(Data extracted from a collection)
<<<<

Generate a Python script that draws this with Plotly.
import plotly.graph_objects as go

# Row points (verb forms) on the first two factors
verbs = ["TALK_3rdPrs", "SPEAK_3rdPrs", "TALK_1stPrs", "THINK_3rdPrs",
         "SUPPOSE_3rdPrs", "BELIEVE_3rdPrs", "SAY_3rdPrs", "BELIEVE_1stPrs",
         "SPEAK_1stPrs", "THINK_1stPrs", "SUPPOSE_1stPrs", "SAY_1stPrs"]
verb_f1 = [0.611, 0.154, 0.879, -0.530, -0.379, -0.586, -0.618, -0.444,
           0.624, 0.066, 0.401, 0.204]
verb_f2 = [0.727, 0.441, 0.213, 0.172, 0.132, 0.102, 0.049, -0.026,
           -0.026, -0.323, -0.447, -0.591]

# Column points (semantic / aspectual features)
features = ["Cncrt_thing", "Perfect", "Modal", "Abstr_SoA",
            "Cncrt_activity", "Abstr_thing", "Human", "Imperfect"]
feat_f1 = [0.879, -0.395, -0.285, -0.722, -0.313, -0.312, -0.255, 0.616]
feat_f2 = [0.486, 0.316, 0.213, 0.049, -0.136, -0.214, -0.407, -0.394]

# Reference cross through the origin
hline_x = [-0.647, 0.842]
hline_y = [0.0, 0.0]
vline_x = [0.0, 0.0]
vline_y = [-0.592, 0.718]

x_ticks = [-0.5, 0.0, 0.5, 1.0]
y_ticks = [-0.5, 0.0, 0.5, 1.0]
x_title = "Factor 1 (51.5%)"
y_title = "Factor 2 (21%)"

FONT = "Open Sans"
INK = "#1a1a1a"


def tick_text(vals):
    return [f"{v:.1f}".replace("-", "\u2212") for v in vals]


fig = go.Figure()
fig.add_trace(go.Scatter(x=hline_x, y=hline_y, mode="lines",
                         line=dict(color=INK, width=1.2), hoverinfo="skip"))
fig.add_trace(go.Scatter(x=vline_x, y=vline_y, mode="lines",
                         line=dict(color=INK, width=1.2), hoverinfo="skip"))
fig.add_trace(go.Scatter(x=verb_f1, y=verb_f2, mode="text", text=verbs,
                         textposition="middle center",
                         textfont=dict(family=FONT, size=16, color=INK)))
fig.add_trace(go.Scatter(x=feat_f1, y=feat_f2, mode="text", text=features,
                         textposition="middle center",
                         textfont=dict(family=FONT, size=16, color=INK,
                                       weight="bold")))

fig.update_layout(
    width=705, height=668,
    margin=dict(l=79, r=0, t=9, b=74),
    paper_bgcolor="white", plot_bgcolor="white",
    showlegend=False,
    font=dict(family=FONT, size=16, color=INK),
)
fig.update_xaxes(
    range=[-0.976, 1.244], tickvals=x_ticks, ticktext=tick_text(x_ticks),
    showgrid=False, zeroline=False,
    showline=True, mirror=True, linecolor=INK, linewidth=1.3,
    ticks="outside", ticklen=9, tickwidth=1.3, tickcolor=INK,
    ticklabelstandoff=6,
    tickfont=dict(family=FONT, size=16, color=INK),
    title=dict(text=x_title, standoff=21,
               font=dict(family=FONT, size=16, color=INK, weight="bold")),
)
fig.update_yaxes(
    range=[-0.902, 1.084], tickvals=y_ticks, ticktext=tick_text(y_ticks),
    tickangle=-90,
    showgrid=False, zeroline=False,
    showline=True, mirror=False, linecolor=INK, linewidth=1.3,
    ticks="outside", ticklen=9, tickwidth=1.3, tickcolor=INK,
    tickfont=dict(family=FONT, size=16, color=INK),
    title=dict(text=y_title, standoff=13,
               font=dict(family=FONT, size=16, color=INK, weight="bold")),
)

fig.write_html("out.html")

>>>>
<<<<

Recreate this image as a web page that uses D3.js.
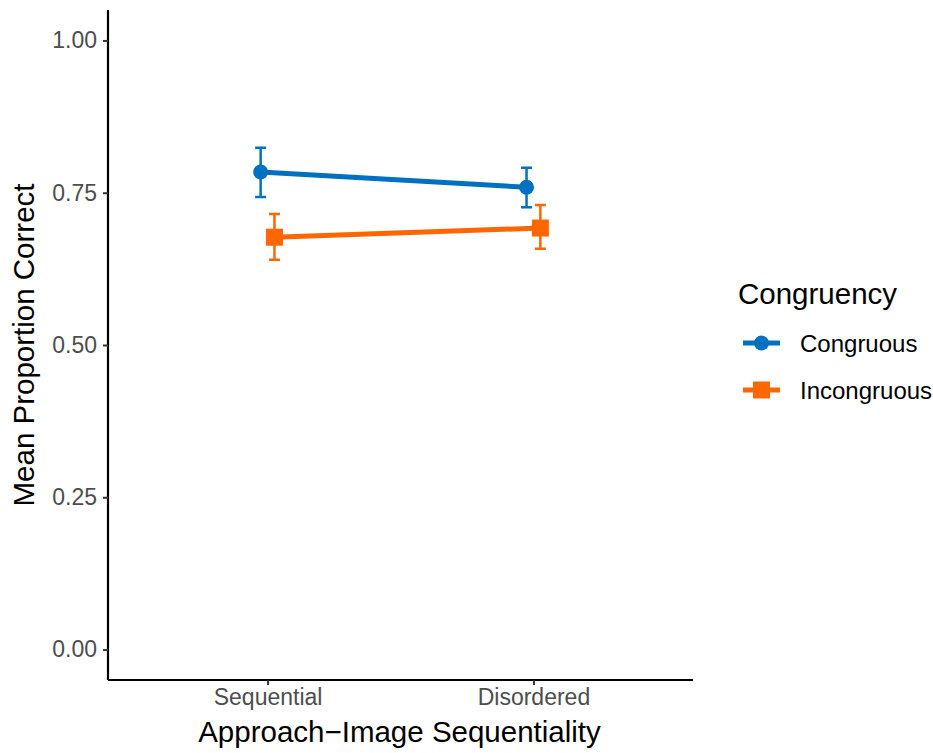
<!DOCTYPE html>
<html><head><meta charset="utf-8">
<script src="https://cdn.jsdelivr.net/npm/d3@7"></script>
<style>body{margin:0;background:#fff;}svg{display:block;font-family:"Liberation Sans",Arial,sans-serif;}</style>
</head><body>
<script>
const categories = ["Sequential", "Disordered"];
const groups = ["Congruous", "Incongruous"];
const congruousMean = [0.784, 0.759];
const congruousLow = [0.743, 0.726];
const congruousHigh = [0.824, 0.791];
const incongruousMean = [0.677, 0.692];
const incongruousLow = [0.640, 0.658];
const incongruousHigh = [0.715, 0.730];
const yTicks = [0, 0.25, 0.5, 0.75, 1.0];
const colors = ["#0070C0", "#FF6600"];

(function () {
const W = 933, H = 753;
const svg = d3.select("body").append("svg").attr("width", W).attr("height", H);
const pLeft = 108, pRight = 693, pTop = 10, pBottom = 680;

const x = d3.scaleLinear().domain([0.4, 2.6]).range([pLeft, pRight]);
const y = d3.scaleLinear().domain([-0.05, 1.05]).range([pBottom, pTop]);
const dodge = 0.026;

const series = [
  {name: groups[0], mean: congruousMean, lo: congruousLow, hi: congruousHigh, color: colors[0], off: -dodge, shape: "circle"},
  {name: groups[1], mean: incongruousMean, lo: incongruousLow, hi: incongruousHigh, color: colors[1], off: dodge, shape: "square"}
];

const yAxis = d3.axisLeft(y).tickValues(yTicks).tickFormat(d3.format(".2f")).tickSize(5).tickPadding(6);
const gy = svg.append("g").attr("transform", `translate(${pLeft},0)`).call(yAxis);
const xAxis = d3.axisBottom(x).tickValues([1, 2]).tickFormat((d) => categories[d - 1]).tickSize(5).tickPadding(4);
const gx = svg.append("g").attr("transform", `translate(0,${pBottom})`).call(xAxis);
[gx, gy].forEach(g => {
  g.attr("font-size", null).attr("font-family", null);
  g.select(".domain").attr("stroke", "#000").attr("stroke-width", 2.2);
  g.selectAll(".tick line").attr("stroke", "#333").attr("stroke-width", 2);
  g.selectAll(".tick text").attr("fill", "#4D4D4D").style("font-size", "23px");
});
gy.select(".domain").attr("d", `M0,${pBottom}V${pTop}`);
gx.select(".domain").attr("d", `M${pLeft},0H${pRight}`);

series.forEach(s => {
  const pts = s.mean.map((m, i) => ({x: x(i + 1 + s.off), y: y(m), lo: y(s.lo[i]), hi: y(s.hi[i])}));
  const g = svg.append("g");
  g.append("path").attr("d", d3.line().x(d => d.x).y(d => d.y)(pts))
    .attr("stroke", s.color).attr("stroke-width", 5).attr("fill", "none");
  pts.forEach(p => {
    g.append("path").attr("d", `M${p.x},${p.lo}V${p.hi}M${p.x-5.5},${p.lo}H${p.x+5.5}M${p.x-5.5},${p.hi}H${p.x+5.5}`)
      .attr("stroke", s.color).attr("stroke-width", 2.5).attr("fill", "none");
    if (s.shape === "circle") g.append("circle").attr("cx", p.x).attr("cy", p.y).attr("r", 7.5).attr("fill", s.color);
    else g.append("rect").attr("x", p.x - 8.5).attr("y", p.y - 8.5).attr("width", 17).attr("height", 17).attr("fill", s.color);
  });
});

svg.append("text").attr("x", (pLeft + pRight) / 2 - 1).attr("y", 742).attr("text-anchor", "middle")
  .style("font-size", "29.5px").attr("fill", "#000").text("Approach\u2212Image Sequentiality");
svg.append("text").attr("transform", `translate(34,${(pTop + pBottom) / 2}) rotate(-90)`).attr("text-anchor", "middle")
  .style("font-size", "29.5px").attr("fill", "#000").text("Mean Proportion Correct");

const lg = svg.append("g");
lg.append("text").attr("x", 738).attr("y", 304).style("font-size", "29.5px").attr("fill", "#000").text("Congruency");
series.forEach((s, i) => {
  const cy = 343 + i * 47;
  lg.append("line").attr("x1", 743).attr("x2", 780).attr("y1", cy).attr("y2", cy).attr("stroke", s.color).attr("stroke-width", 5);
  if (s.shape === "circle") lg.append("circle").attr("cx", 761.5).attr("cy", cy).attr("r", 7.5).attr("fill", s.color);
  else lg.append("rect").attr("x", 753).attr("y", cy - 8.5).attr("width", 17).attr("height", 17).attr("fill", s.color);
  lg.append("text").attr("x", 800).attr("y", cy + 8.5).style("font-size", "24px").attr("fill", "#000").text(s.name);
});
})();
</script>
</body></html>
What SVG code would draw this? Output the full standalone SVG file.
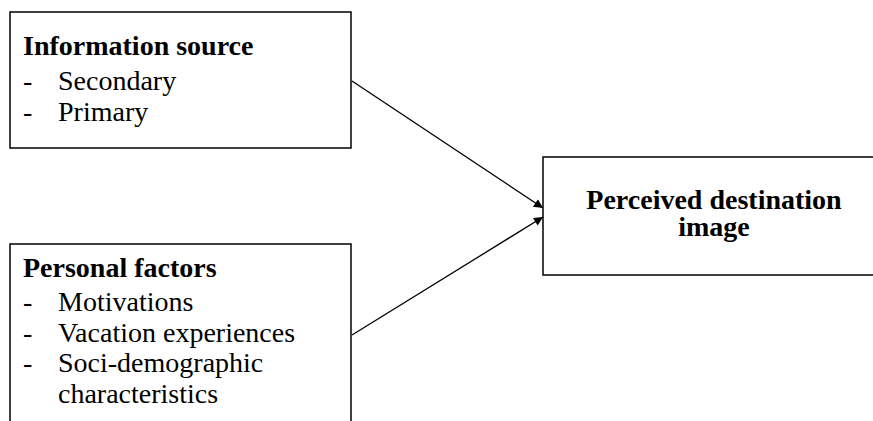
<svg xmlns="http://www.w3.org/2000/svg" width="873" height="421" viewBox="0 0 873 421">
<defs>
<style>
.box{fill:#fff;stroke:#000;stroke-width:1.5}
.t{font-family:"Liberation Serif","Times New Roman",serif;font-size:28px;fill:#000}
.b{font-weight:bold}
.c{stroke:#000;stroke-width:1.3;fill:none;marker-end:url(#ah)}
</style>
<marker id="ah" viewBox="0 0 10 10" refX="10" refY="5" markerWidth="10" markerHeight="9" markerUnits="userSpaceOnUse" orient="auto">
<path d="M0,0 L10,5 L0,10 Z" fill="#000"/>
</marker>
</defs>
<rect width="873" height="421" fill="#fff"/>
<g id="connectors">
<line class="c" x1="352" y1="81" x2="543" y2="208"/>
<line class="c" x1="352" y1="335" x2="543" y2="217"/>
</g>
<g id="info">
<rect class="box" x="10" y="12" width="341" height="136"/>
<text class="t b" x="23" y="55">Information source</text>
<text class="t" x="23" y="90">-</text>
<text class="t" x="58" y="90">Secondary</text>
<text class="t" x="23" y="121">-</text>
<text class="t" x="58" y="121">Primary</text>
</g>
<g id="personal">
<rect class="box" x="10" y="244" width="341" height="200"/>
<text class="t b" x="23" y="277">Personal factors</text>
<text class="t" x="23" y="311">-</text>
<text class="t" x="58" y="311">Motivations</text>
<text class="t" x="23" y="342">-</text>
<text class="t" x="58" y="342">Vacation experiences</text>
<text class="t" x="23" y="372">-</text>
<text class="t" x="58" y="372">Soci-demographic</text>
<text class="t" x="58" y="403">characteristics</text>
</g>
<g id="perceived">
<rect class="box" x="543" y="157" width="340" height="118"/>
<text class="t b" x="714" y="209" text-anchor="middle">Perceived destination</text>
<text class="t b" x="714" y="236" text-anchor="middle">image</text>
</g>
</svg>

>>>>

§ **Short exercise**
Every line from the one containing "Generate a Python" through the one containing "import plotly.graph_objects as go" is to be given again exactly, both ends included, and no line outside that range.

§ **Task solution**
Generate a Python script that draws this with Plotly.
import plotly.graph_objects as go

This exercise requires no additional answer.